Thursday, August 14, 2014

Blast From the Past: Who Gets In?

There's new stuff coming. I promise. In the meantime, here is something I wrote on June 14, 2010.

Yesterday, we were discussing the Beatitudes in our gathering. When I was growing up, I was taught that the Beatitudes were characteristics of people during the future millennial kingdom. Later, the idea that they were traits that would make us blessed if we cultivated them. In the last couple of years, I've come to believe that neither of these ways of seeing the Beatitudes hits the mark. The first way essentially ignores the teachings of Jesus, or relegates some of them to a time far off in the future, missing the point of the Gospels. The second way turns the Beatitudes into "9 Steps to a Blessed Life," making them another thing we have to do.

In The Divine Conspiracy, Dallas Willard makes the point that if we look at the context of Jesus' ministry and the context of the passage, we see that what Jesus is doing is announcing the availability of the Kingdom of God to those were seen as having no chance to enter.

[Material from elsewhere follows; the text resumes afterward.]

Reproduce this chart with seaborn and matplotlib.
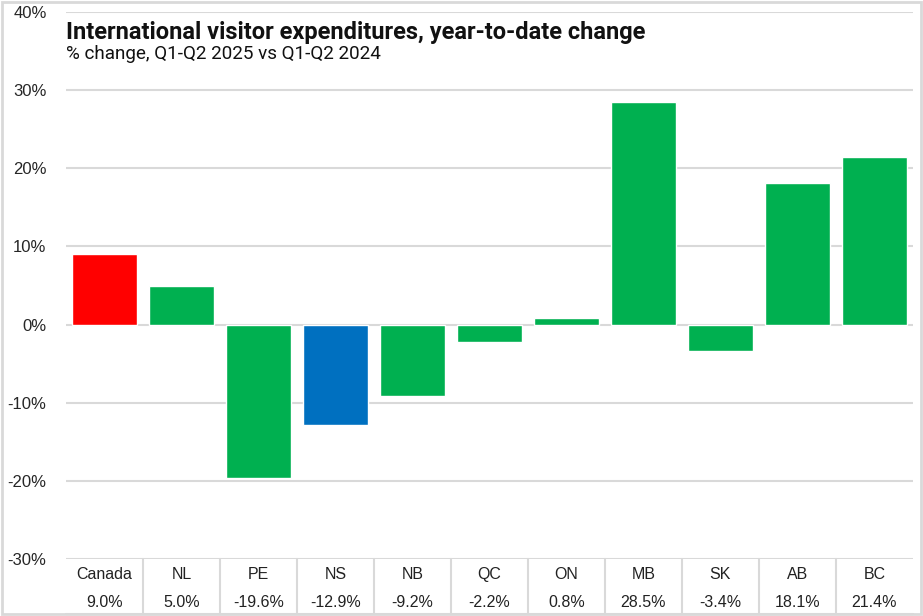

The prevailing opinion in first century Judea was that wealth and status were signs of God's favor, and poverty was a sign of sin and disfavor. Sounds like our culture today, doesn't it? Jesus traveled the length and breadth of the land announcing that the Kingdom of God was at hand, and then taught that this kingdom was open to everyone who would follow him, whether or not they fit the image of a righteous person.

Look at the folks who flocked to Jesus. Those on the bottom rung of the ladder, even those who couldn't reach the ladder. The very ones who were called sinners by the religious leaders were the ones Jesus ate and drank with. It was these people who were invited into the Kingdom, and the only requirement was that they follow Jesus and learn his way. In 1 Corinthians, Paul reminds his readers that it is not those on the top of the heap who have been called. It is those who are not the best and brightest.

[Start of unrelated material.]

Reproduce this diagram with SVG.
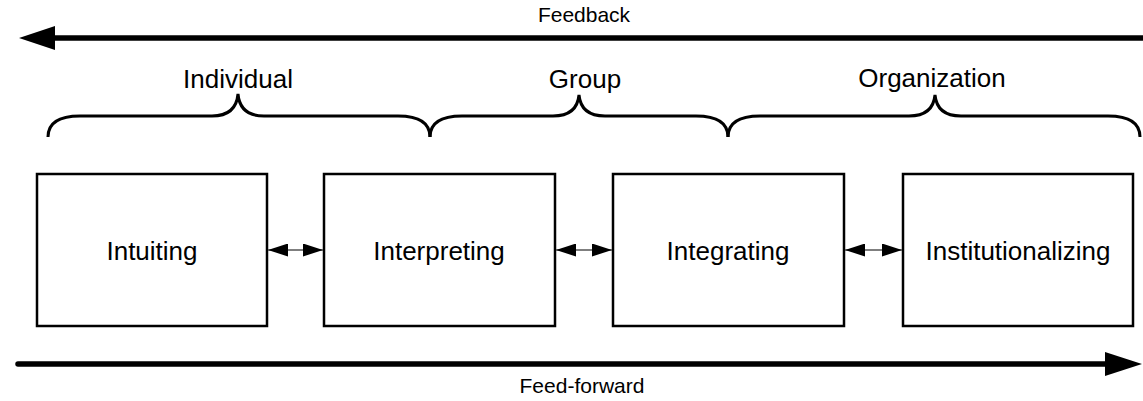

Jesus time on earth turned the entire established religious order upside down. Those who thought they had their kingdom membership card already validated were told that they were wrong, and those who thought that they were hopeless were told that the Kingdom was open to them. Even after Jesus told the people that their righteousness had to exceed that of the Pharisees, they continued to follow him because they recognized his authority.

When we stand before the Father at the restoration of all things, how surprised will we be at who is there? How many will be surprised that we are there? We should not presume to think we know who is a follower of Jesus. He is still in the business of turning expectations upside down.